My guess, since this is a criminal justice book and not a parenting book, those terms are pretty broad and general - basically they probably meant authoritative (sets limits and clear boundaries) and non-coercive as partly non-punitive but also non-guilt tripping/ manipulation which is another way many of us were parented and coerced into doing things we otherwise would not have... I think consensual living type non-coercive parenting is pretty narrowly adopted to have made into that text book...but it does raise some interesting points huh?

In the most simplistic terms I think what what they mean is what Barbara Collorosso says about needing a back bone parent (firm yet flexible) and not a brick wall (coercive) or wet noodle (permissive) type of parent....


----------



## ErinYay (Aug 21, 2008)

In child development theory and psychology, "authoritative parenting" is the ideal style of parenting.

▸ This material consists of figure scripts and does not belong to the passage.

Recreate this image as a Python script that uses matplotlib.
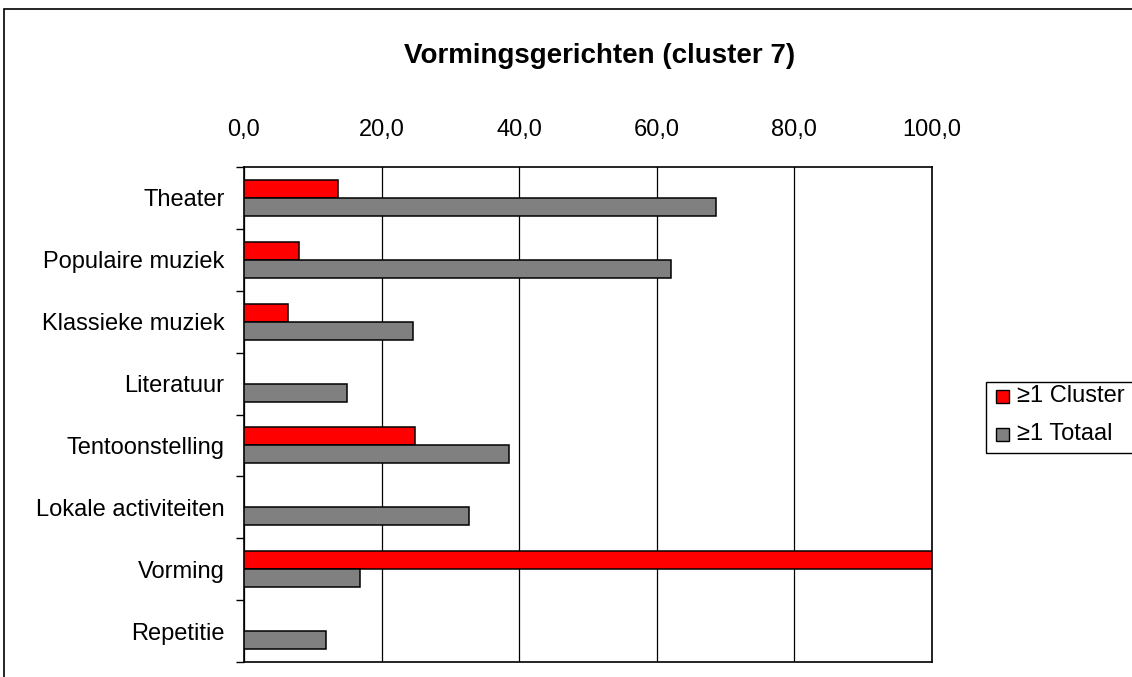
import numpy as np
import matplotlib; matplotlib.use('Agg')
import matplotlib.pyplot as plt
from matplotlib.patches import Rectangle

plt.rcParams['font.family'] = ['Liberation Sans', 'DejaVu Sans']

categories = ['Theater', 'Populaire muziek', 'Klassieke muziek', 'Literatuur',
              'Tentoonstelling', 'Lokale activiteiten', 'Vorming', 'Repetitie']
cluster = [13.6, 8.0, 6.4, 0.0, 24.8, 0.0, 100.0, 0.0]
totaal = [68.6, 62.0, 24.5, 14.9, 38.5, 32.7, 16.8, 11.9]
xticks = [0, 20, 40, 60, 80, 100]
xticklabels = ['0,0', '20,0', '40,0', '60,0', '80,0', '100,0']

W, H = 1132, 677
fig = plt.figure(figsize=(W/100, H/100), dpi=100)
# outer chart frame (cut off at right/bottom)
fig.patches.append(Rectangle((4/W, -0.1), 1.2, 1 - 9/H + 0.1, transform=fig.transFigure,
                             fill=False, ec='black', lw=1.2))

ax = fig.add_axes([244/W, 1 - 662/H, (932-244)/W, (662-167)/H])
y = np.arange(len(categories))
bh = 0.29
ax.barh(y - bh/2, cluster, height=bh, color='#ff0000', edgecolor='black', lw=1.1, zorder=3)
ax.barh(y + bh/2, totaal, height=bh, color='#808080', edgecolor='black', lw=1.1, zorder=3)

ax.set_xlim(0, 100)
ax.set_ylim(len(categories) - 0.5, -0.5)
ax.set_xticks(xticks)
ax.set_xticklabels(xticklabels, fontsize=17)
ax.xaxis.tick_top()
ax.tick_params(axis='x', length=0, pad=19)
ax.grid(axis='x', color='black', lw=0.9, zorder=0)
ax.set_yticks(y)
ax.set_yticklabels(categories, fontsize=17)
ax.set_yticks(np.arange(-0.5, len(categories)), minor=True)
ax.tick_params(axis='y', which='major', length=0, pad=14)
ax.tick_params(axis='y', which='minor', length=6, width=1, direction='out')
for s in ax.spines.values():
    s.set_linewidth(1.2)

fig.text(600/W, 1 - 63/H, 'Vormingsgerichten (cluster 7)', ha='center', va='baseline',
         fontsize=20, fontweight='bold')

# legend
fig.patches.append(Rectangle((986/W, 1 - 453/H), 0.2, (453-382)/H, transform=fig.transFigure,
                             fill=False, ec='black', lw=1))
for i, (lab, col) in enumerate([('≥1 Cluster', '#ff0000'), ('≥1 Totaal', '#808080')]):
    yc = 396 + i*38
    fig.patches.append(Rectangle((996/W, 1 - (yc+7)/H), 13/W, 13/H, transform=fig.transFigure,
                                 fc=col, ec='black', lw=1))
    fig.text(1017/W, 1 - yc/H, lab, ha='left', va='center', fontsize=17)

fig.savefig('out.png', dpi=100)
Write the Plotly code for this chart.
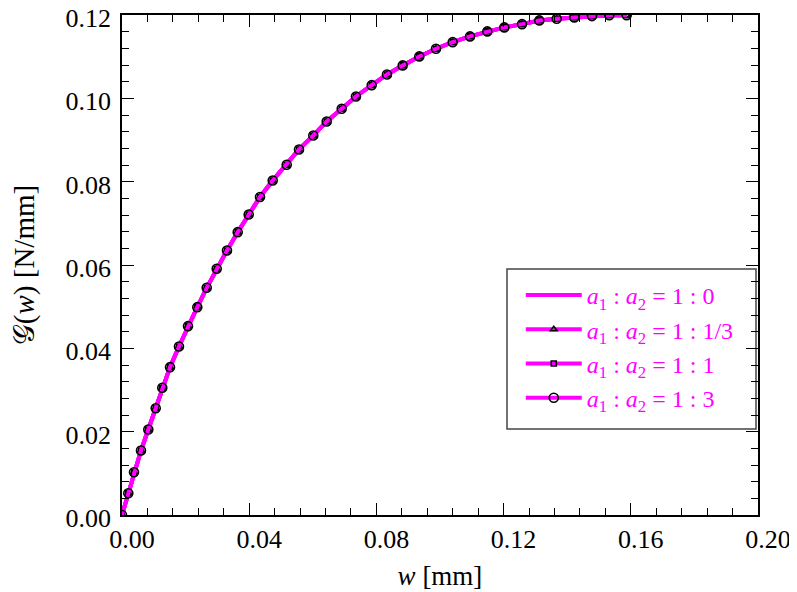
import plotly.graph_objects as go

# Data (w in mm, G in N/mm)
w_vals = [0.0, 0.00198, 0.00377, 0.00597, 0.00827, 0.0106, 0.01267, 0.0151, 0.01792, 0.02075,
          0.02368, 0.02664, 0.02978, 0.03302, 0.03638, 0.03984, 0.0434, 0.04739, 0.05179, 0.05566,
          0.06016, 0.06437, 0.06909, 0.07358, 0.07852, 0.08333, 0.08827, 0.09349, 0.09874, 0.10399,
          0.10943, 0.11487, 0.12022, 0.12579, 0.13123, 0.1367, 0.14223, 0.1478, 0.15324, 0.15871]
g_10 = [0.0, 0.00523, 0.01027, 0.01548, 0.02052, 0.02563, 0.03053, 0.03548, 0.04044, 0.04532,
        0.04988, 0.05453, 0.0591, 0.06349, 0.06788, 0.07213, 0.07633, 0.08029, 0.08406, 0.08773,
        0.09109, 0.09445, 0.0975, 0.10045, 0.10317, 0.10573, 0.1079, 0.11006, 0.1119, 0.11349,
        0.11486, 0.11606, 0.11702, 0.11781, 0.1187, 0.11911, 0.11942, 0.11973, 0.11997, 0.11997]
g_113 = list(g_10)
g_11 = list(g_10)
g_13 = list(g_10)

names = [
    "<i>a</i><sub>1</sub> : <i>a</i><sub>2</sub> = 1 : 0",
    "<i>a</i><sub>1</sub> : <i>a</i><sub>2</sub> = 1 : 1/3",
    "<i>a</i><sub>1</sub> : <i>a</i><sub>2</sub> = 1 : 1",
    "<i>a</i><sub>1</sub> : <i>a</i><sub>2</sub> = 1 : 3",
]
x_ticks = [0.0, 0.04, 0.08, 0.12, 0.16, 0.20]
y_ticks = [0.0, 0.02, 0.04, 0.06, 0.08, 0.10, 0.12]

MAG = "#ff00ff"
FONT = "Liberation Serif"

fig = go.Figure()
fig.add_trace(go.Scatter(x=w_vals, y=g_10, mode="lines", name=names[0], legendgroup="a",
                         line=dict(color=MAG, width=4)))
specs = [(g_113, "triangle-up-open", 6, names[1], "b"),
         (g_11, "square-open", 5, names[2], "c"),
         (g_13, "circle-open", 9, names[3], "d")]
for g, sym, sz, nm, grp in specs:
    fig.add_trace(go.Scatter(x=w_vals, y=g, mode="lines+markers", name=nm, legendgroup=grp,
                             line=dict(color=MAG, width=4),
                             marker=dict(symbol=sym, size=sz, color="black",
                                         line=dict(color="black", width=1.6))))

axis_common = dict(
    showline=True, linecolor="black", linewidth=1.5, mirror="ticks",
    ticks="inside", ticklen=12, tickwidth=1.3, tickcolor="black",
    showgrid=False, zeroline=False, automargin=False, ticklabeloverflow="allow",
    tickfont=dict(family=FONT, size=26, color="black"),
)
fig.update_xaxes(range=[0, 0.2], tickvals=x_ticks, ticktext=[f"{v:.2f}" for v in x_ticks],
                 minor=dict(ticks="inside", ticklen=7, tickwidth=1.3, tickcolor="black", dtick=0.008, showgrid=False),
                 ticklabelshift=10, ticklabelstandoff=0,
                 title=dict(text="<i>w</i> [mm]", font=dict(family=FONT, size=27, color="black"), standoff=13),
                 **axis_common)
fig.update_yaxes(range=[0, 0.12], tickvals=y_ticks, ticktext=[f"{v:.2f}" for v in y_ticks],
                 minor=dict(ticks="inside", ticklen=7, tickwidth=1.3, tickcolor="black", dtick=0.004, showgrid=False),
                 ticklabelshift=3, ticklabelstandoff=4,
                 title=dict(text="𝒢(<i>w</i>) [N/mm]", font=dict(family=FONT, size=29, color="black"), standoff=30),
                 **axis_common)

# legend frame
fig.add_shape(type="rect", xref="paper", yref="paper",
              x0=(507 - 122) / 636, x1=(756 - 122) / 636,
              y0=(515 - 429) / 500, y1=(515 - 269) / 500,
              line=dict(color="#444444", width=1.5), fillcolor="white", layer="below")

fig.update_layout(
    width=797, height=592,
    margin=dict(l=114, r=47, t=7, b=85),
    paper_bgcolor="white", plot_bgcolor="white",
    legend=dict(x=0.627, y=0.484, xanchor="left", yanchor="top",
                borderwidth=0, bgcolor="rgba(0,0,0,0)",
                font=dict(family=FONT, size=24, color=MAG),
                tracegroupgap=0, itemwidth=56),
    showlegend=True,
)

fig.write_html("out.html")
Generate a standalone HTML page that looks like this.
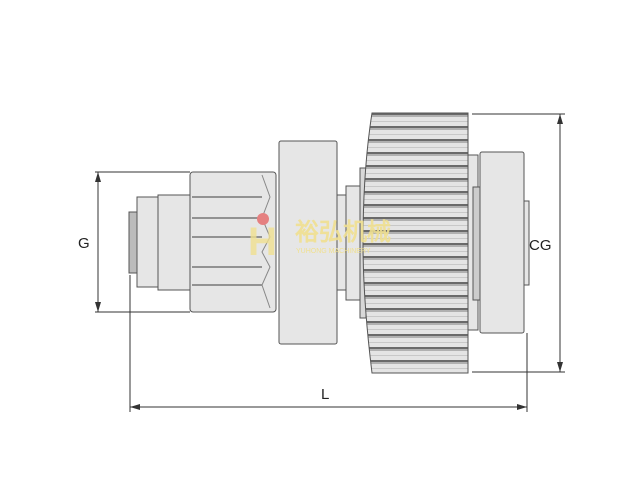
<!DOCTYPE html>
<html><head><meta charset="utf-8"><style>
html,body{margin:0;padding:0;background:#fff;width:640px;height:478px;overflow:hidden}
text{font-family:"Liberation Sans",sans-serif}
</style></head><body>
<svg width="640" height="478" viewBox="0 0 640 478" xmlns="http://www.w3.org/2000/svg">
<defs>
<pattern id="teeth" x="0" y="113" width="10" height="13" patternUnits="userSpaceOnUse">
<rect width="10" height="13" fill="#e4e4e4"/>
<rect y="0" width="10" height="2" fill="#6a6a6a"/>
<rect y="2" width="10" height="2" fill="#b0b0b0"/>
<rect y="8" width="10" height="1" fill="#c8c8c8"/>
</pattern>
</defs>
<g stroke="#555" stroke-width="1" fill="#e6e6e6">
<!-- front teeth -->
<rect x="129" y="212" width="9" height="61" fill="#bbb"/>
<!-- cap -->
<rect x="137" y="197" width="21" height="90"/>
<!-- ring -->
<rect x="158" y="195" width="32" height="95"/>
<!-- pinion -->
<rect x="190" y="172" width="86" height="140" rx="3"/>
<!-- big collar -->
<rect x="279" y="141" width="58" height="203" rx="2"/>
<!-- shaft -->
<rect x="337" y="195" width="11" height="95"/>
<rect x="346" y="186" width="19" height="114"/>
<rect x="360" y="168" width="6" height="150" fill="#d8d8d8"/>
<!-- big gear -->
<path d="M372 113 H468 V373 H372 Q363 300 363 243 Q363 170 372 113 Z" fill="url(#teeth)"/>
<!-- thin disc -->
<rect x="468" y="155" width="10" height="175"/>
<rect x="473" y="187" width="8" height="113" fill="#ccc"/>
<!-- right collar -->
<rect x="480" y="152" width="44" height="181" rx="2"/>
<rect x="524" y="201" width="5" height="84"/>
</g>
<!-- pinion stripes -->
<g stroke="#777" stroke-width="1.5">
<line x1="192" y1="197" x2="262" y2="197"/>
<line x1="192" y1="218" x2="262" y2="218"/>
<line x1="192" y1="237" x2="262" y2="237"/>
<line x1="192" y1="267" x2="262" y2="267"/>
<line x1="192" y1="285" x2="262" y2="285"/>
</g>
<g stroke="#888" fill="none">
<path d="M262 175 L270 197 L262 218 L270 237 L262 252 L270 267 L262 285 L270 308"/>
</g>
<!-- watermark -->
<circle cx="263" cy="219" r="6" fill="#e58080"/>
<text x="248" y="255" font-size="40" fill="#f0e090" opacity="0.8" font-weight="bold">H</text>
<text x="295" y="240" font-size="24" fill="#f0e090" font-family="Noto Sans CJK SC,sans-serif" font-weight="bold" opacity="0.9">裕弘机械</text>
<text x="296" y="253" font-size="7" fill="#f0e090">YUHONG MACHINERY</text>
<!-- dimension lines -->
<g stroke="#333" stroke-width="1" fill="none">
<line x1="95" y1="172" x2="190" y2="172"/>
<line x1="95" y1="312" x2="190" y2="312"/>
<line x1="98" y1="172" x2="98" y2="312"/>
<line x1="472" y1="114" x2="565" y2="114"/>
<line x1="472" y1="372" x2="565" y2="372"/>
<line x1="560" y1="114" x2="560" y2="372"/>
<line x1="130" y1="275" x2="130" y2="412"/>
<line x1="527" y1="333" x2="527" y2="412"/>
<line x1="130" y1="407" x2="527" y2="407"/>
</g>
<g fill="#333">
<path d="M98 172 l-3 10 h6z"/><path d="M98 312 l-3 -10 h6z"/>
<path d="M560 114 l-3 10 h6z"/><path d="M560 372 l-3 -10 h6z"/>
<path d="M130 407 l10 -3 v6z"/><path d="M527 407 l-10 -3 v6z"/>
</g>
<text x="78" y="248" font-size="15" fill="#222">G</text>
<text x="529" y="250" font-size="15" fill="#222">CG</text>
<text x="321" y="399" font-size="15" fill="#222">L</text>
</svg>
</body></html>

In child development, there are four parenting types: authoritarian: demanding, punitive, non-responsive, authoritative: demanding but non-punitive, responsive, permissive: non-demanding, lenient, very responsive, and uninvolved: general neglect for discipline and expectations.

OP, are you sure it said authoritarian parents have fewer delinquent kids, bc it's always been my understanding that it's the opposite of that- that authoritative parents have the more well-adjusted children?


----------



## Petie1104 (Oct 26, 2010)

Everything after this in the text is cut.